Si tratta dei soldi accumulati dall’ex sindaco mafioso di Palermo, morto dieci anni fa, che secondo i magistrati aveva accumulato «immense fortune frutto di tangenti e della collaborazione costante con l’ala corleonese di Cosa nostra, e in particolare con il boss Provenzano».
Buona parte di quel tesoro era stata investita nella società  rumena Ecorec che gestisce la più grande discarica d’Europa, a Bucarest, il cui valore è stimato in 115 milioni di euro.
«Questo ufficio assume che alla data odierna la Ecorec sia ancora nella disponibilità  di Massimo Ciancimino», hanno scritto i pubblici ministeri Delia Cardia e Antonietta Picardi (quest’ultima in servizio a L’Aquila ma applicata all’indagine romana) nel provvedimento di perquisizione con il quale i carabinieri del comando per la Tutela dell’ambiente si sono presentati nella casa palermitana del giovane Ciancimino e in quelle degli altri indagati. I quali, secondo l’accusa, nelle rispettive vesti di prestanome, acquirenti, mediatori e altri ruoli «stanno tentando di vendere la società  per capitalizzare i proventi e, verosimilmente, disperderne le tracce».
Agli atti dell’indagine sono emersi i diversi anelli della catena che della società  Ecorec (che amministra la discarica di Bucarest e un’altra a Glina, alla periferia della capitale rumena) arriva fino a Ciancimino jr. Formalmente la società  appartiene per l’82 per cento a un’altra società  di diritto rumeno, la Alzalea, di cui è titolare tale Raffaele Valente, che per gli inquirenti non è altro che un prestanome: da alcune intercettazioni «emerge in maniera chiara il suo ruolo di mero esecutore delle decisioni degli altri soci» che però avrebbe già  provveduto ad aprire un conto corrente in Montenegro dove depositare la sua parte di guadagni.
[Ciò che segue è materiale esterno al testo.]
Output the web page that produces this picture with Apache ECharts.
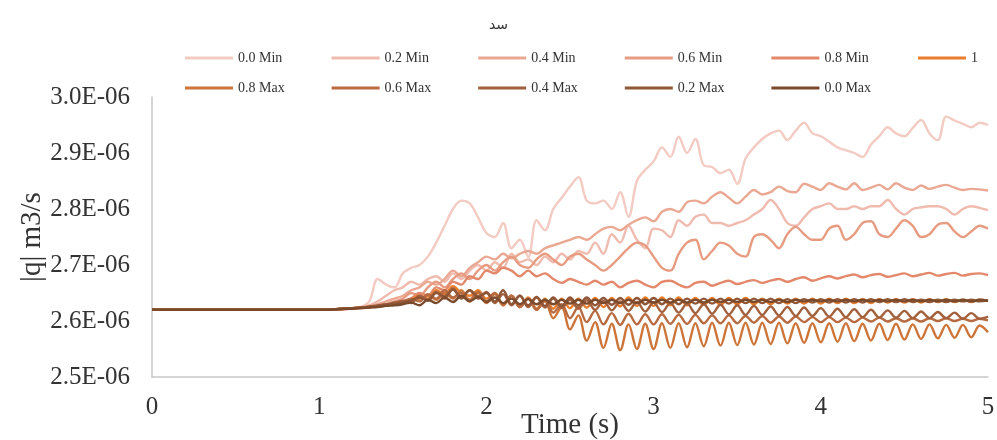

Gestori di fatto della Ecorec sarebbero il rumeno Victor Dombrosvschi e l’italiano Sergio Pileri, anch’essi titolari di quote minoritarie. Nella ricostruzione degli inquirenti Pileri, considerato il «dominus» della società , «ha costanti colloqui telefonici con Romano Tronci (già  coinvolto nell’indagine palermitana in cui Ciancimino jr è stato condannato per riciclaggio un anno fa, ndr) e Franca Sidoti (moglie di Tronci, ndr). Parallelamente, la Sidoti e il Tronci sono in contatto con Massimo Ciancimino, con analoghe modalità  di comunicazione».
A maggio scorso «Valente ha preso ordini per i tempi e modi della vendita della società  da Tronci»; a comprare doveva essere una società  chiamata Ecovision International, presieduta da tale Nunzio Rizzi che mentre trattava con Valente «l’affare Romania» era in collegamento con un paio di imprenditori già  inquisiti per bancarotta e associazione a delinquere finalizzata alla truffa. Fino alla scorsa settimana i carabinieri hanno verificato incontri considerati sospetti a Roma tra Pileri e Tronci, il giorno successivo a Milano tra Ciancimino e la Sidoti, moglie di Tronci, e l’indomani tra la Sidoti e Pileri, sempre a Milano. La conclusione dell’affare, in una conversazione intercettata tra gli ultimi due, viene definita «un miracolo».